- Problem
Extract the complete listing and repeat it word for word.

Stored dataset items:
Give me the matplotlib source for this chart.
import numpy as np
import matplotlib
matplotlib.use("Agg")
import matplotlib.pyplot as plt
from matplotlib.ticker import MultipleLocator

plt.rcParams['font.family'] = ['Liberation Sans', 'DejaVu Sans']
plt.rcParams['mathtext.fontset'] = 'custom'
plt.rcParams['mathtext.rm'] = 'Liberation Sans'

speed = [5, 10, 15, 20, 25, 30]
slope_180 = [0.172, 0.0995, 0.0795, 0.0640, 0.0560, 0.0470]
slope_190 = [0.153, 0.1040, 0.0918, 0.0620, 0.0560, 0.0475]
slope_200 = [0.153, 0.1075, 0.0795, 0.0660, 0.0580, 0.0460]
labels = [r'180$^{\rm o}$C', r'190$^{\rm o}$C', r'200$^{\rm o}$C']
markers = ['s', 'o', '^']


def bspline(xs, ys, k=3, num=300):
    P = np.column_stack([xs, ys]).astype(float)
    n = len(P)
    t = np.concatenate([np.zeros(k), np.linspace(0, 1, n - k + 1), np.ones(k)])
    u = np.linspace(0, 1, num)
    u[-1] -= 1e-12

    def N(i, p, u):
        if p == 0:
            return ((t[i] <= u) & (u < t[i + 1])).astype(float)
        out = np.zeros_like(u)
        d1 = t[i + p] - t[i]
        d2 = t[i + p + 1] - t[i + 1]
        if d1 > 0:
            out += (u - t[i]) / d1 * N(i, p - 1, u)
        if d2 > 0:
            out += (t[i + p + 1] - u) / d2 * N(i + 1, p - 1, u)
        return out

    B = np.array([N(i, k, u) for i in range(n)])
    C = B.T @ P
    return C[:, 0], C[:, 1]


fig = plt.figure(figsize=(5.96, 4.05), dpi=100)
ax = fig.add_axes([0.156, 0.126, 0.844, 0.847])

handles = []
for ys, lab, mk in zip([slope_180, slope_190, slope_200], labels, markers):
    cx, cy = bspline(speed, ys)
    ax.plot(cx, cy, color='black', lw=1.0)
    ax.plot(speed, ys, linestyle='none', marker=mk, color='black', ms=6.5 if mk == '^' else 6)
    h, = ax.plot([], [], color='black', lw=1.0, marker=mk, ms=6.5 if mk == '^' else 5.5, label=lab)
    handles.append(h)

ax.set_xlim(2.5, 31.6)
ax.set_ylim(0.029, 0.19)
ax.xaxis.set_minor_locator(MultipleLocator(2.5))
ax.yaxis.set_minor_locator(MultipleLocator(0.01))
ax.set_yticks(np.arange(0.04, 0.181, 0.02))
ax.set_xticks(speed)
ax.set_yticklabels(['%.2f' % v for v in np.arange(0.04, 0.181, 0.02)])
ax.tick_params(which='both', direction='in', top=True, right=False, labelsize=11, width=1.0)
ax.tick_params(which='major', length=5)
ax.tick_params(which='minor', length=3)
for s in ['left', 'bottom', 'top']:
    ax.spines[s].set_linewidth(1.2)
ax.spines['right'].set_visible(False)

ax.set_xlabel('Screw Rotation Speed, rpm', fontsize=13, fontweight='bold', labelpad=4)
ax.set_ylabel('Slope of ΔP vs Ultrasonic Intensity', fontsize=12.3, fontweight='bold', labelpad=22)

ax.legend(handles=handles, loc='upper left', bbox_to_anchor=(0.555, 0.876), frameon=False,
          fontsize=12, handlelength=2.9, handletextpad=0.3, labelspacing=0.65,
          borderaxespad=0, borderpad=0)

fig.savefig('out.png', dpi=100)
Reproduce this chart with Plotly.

- Answer
Give me the matplotlib source for this chart.
import numpy as np
import matplotlib
matplotlib.use("Agg")
import matplotlib.pyplot as plt
from matplotlib.ticker import MultipleLocator

plt.rcParams['font.family'] = ['Liberation Sans', 'DejaVu Sans']
plt.rcParams['mathtext.fontset'] = 'custom'
plt.rcParams['mathtext.rm'] = 'Liberation Sans'

speed = [5, 10, 15, 20, 25, 30]
slope_180 = [0.172, 0.0995, 0.0795, 0.0640, 0.0560, 0.0470]
slope_190 = [0.153, 0.1040, 0.0918, 0.0620, 0.0560, 0.0475]
slope_200 = [0.153, 0.1075, 0.0795, 0.0660, 0.0580, 0.0460]
labels = [r'180$^{\rm o}$C', r'190$^{\rm o}$C', r'200$^{\rm o}$C']
markers = ['s', 'o', '^']


def bspline(xs, ys, k=3, num=300):
    P = np.column_stack([xs, ys]).astype(float)
    n = len(P)
    t = np.concatenate([np.zeros(k), np.linspace(0, 1, n - k + 1), np.ones(k)])
    u = np.linspace(0, 1, num)
    u[-1] -= 1e-12

    def N(i, p, u):
        if p == 0:
            return ((t[i] <= u) & (u < t[i + 1])).astype(float)
        out = np.zeros_like(u)
        d1 = t[i + p] - t[i]
        d2 = t[i + p + 1] - t[i + 1]
        if d1 > 0:
            out += (u - t[i]) / d1 * N(i, p - 1, u)
        if d2 > 0:
            out += (t[i + p + 1] - u) / d2 * N(i + 1, p - 1, u)
        return out

    B = np.array([N(i, k, u) for i in range(n)])
    C = B.T @ P
    return C[:, 0], C[:, 1]


fig = plt.figure(figsize=(5.96, 4.05), dpi=100)
ax = fig.add_axes([0.156, 0.126, 0.844, 0.847])

handles = []
for ys, lab, mk in zip([slope_180, slope_190, slope_200], labels, markers):
    cx, cy = bspline(speed, ys)
    ax.plot(cx, cy, color='black', lw=1.0)
    ax.plot(speed, ys, linestyle='none', marker=mk, color='black', ms=6.5 if mk == '^' else 6)
    h, = ax.plot([], [], color='black', lw=1.0, marker=mk, ms=6.5 if mk == '^' else 5.5, label=lab)
    handles.append(h)

ax.set_xlim(2.5, 31.6)
ax.set_ylim(0.029, 0.19)
ax.xaxis.set_minor_locator(MultipleLocator(2.5))
ax.yaxis.set_minor_locator(MultipleLocator(0.01))
ax.set_yticks(np.arange(0.04, 0.181, 0.02))
ax.set_xticks(speed)
ax.set_yticklabels(['%.2f' % v for v in np.arange(0.04, 0.181, 0.02)])
ax.tick_params(which='both', direction='in', top=True, right=False, labelsize=11, width=1.0)
ax.tick_params(which='major', length=5)
ax.tick_params(which='minor', length=3)
for s in ['left', 'bottom', 'top']:
    ax.spines[s].set_linewidth(1.2)
ax.spines['right'].set_visible(False)

ax.set_xlabel('Screw Rotation Speed, rpm', fontsize=13, fontweight='bold', labelpad=4)
ax.set_ylabel('Slope of ΔP vs Ultrasonic Intensity', fontsize=12.3, fontweight='bold', labelpad=22)

ax.legend(handles=handles, loc='upper left', bbox_to_anchor=(0.555, 0.876), frameon=False,
          fontsize=12, handlelength=2.9, handletextpad=0.3, labelspacing=0.65,
          borderaxespad=0, borderpad=0)

fig.savefig('out.png', dpi=100)
Reproduce this chart with Plotly.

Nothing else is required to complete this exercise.